The request: List all lines of the data that include the string "matplotlib".

***** Available data *****

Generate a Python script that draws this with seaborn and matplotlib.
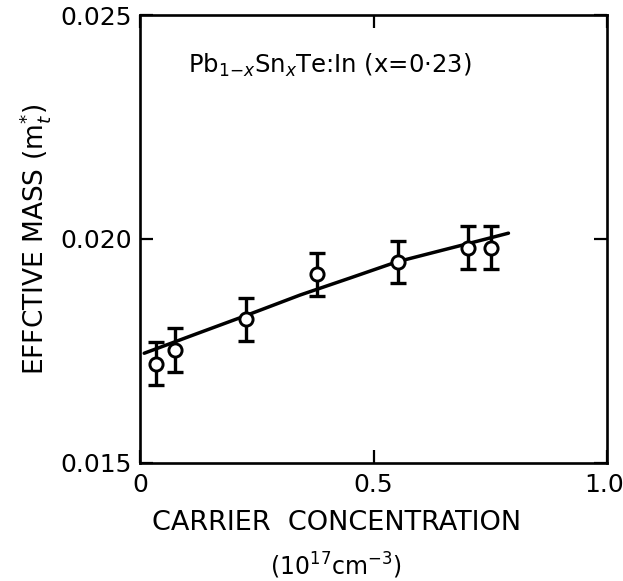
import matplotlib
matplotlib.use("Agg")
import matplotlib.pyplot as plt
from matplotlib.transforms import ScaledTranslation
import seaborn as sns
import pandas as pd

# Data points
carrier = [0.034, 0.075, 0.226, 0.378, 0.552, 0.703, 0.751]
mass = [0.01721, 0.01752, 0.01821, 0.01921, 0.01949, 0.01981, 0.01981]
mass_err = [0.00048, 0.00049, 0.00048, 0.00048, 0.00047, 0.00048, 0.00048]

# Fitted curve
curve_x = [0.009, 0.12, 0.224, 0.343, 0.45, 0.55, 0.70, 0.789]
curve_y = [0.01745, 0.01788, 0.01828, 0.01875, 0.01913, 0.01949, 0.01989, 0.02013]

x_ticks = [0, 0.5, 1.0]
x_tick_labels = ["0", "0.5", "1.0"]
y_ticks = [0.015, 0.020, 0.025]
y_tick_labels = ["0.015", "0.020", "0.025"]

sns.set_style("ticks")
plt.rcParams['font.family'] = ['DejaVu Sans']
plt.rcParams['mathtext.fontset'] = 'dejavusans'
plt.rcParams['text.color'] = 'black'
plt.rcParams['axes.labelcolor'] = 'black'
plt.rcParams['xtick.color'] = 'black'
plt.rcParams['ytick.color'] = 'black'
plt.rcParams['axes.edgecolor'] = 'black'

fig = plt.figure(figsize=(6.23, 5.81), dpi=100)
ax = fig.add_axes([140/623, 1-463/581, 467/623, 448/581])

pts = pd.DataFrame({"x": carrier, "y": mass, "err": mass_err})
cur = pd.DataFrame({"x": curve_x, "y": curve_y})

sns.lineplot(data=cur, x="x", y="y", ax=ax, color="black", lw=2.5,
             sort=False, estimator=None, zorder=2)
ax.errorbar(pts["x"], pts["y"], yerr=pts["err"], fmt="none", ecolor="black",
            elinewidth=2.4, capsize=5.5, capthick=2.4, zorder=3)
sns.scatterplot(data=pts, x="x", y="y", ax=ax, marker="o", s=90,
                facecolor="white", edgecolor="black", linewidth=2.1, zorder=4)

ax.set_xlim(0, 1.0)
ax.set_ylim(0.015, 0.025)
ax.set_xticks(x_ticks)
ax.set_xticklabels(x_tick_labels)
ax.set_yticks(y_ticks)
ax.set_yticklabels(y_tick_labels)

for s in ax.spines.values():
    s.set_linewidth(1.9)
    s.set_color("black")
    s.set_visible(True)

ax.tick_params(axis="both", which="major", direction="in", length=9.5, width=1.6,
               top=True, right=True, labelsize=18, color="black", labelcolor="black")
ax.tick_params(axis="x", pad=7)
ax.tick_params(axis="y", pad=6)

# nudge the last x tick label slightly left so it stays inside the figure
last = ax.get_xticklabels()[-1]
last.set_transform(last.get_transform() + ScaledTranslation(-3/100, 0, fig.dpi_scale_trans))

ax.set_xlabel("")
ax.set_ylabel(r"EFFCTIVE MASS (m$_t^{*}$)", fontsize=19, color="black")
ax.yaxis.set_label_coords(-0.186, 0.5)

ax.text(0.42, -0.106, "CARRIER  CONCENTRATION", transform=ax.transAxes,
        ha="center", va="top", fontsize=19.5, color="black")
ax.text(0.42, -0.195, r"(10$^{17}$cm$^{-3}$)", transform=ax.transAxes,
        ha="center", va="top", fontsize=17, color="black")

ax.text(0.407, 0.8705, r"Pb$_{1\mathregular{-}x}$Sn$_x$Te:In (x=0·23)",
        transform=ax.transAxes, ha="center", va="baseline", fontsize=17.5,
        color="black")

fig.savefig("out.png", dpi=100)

*****

Response to the exercise:
Generate a Python script that draws this with seaborn and matplotlib.
import matplotlib
matplotlib.use("Agg")
import matplotlib.pyplot as plt
from matplotlib.transforms import ScaledTranslation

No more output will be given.